## GOAL OF THE EXERCISE
Copy each line of the entries that contains the word "this".

## INPUT RECORDS
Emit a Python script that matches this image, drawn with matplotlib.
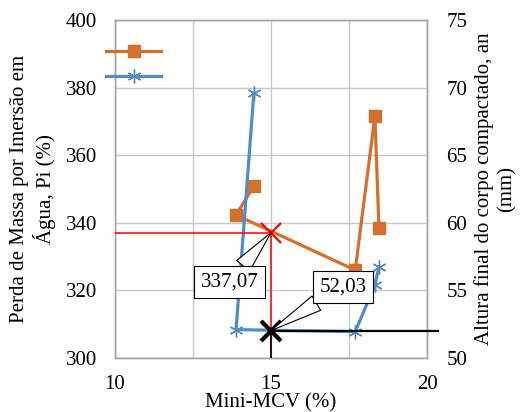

---

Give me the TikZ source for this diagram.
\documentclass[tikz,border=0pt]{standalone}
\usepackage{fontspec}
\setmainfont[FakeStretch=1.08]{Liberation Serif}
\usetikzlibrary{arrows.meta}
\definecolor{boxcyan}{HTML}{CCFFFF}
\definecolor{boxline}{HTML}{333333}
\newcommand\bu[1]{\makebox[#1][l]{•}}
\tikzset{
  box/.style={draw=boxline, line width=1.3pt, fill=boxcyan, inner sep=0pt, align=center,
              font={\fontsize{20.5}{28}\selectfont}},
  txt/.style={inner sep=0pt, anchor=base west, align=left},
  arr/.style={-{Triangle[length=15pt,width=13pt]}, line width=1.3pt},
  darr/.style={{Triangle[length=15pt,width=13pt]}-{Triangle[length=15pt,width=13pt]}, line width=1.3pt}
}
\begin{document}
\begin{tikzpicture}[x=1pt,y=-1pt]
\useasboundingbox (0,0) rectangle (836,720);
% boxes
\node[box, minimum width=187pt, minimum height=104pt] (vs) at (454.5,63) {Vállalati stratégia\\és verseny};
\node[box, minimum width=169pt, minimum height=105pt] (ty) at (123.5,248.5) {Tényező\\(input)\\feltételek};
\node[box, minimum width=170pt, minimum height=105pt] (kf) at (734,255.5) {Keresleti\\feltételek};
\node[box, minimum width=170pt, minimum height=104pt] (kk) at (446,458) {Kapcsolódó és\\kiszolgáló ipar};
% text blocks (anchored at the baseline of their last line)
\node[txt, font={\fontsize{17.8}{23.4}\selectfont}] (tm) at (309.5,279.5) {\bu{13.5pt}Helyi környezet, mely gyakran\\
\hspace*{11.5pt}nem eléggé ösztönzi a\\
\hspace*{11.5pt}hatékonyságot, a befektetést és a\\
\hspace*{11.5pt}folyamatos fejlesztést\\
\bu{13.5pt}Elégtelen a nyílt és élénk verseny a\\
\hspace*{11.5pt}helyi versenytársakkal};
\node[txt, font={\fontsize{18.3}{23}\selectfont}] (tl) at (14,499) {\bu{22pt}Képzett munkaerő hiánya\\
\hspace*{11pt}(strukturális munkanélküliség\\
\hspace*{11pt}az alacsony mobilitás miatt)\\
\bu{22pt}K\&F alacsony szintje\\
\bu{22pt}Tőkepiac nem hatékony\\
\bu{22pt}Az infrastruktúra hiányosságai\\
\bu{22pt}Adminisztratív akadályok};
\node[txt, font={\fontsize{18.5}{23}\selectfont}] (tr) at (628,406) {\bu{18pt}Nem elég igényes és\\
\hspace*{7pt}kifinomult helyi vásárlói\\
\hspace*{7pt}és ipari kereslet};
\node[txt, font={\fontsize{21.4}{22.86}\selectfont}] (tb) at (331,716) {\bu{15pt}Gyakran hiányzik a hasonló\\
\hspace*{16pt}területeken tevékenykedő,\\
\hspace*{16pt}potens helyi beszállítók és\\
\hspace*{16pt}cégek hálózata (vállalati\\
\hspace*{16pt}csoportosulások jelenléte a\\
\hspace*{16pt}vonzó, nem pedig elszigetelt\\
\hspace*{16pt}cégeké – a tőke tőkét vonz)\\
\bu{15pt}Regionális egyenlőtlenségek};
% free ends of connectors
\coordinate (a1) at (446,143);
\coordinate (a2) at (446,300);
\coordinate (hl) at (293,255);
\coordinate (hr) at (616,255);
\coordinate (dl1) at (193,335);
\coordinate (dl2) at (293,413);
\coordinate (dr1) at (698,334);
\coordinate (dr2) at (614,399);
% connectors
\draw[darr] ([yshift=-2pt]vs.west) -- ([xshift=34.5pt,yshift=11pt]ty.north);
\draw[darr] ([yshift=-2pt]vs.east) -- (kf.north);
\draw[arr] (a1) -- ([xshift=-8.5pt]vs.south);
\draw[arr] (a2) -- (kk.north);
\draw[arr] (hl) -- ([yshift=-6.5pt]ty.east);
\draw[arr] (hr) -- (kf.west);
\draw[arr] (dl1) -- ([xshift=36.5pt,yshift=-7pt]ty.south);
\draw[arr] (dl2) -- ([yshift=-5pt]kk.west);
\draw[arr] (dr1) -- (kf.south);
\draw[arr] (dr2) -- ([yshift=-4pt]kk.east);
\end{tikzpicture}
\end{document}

## FULL RESPONSE
Emit a Python script that matches this image, drawn with matplotlib.
Give me the TikZ source for this diagram.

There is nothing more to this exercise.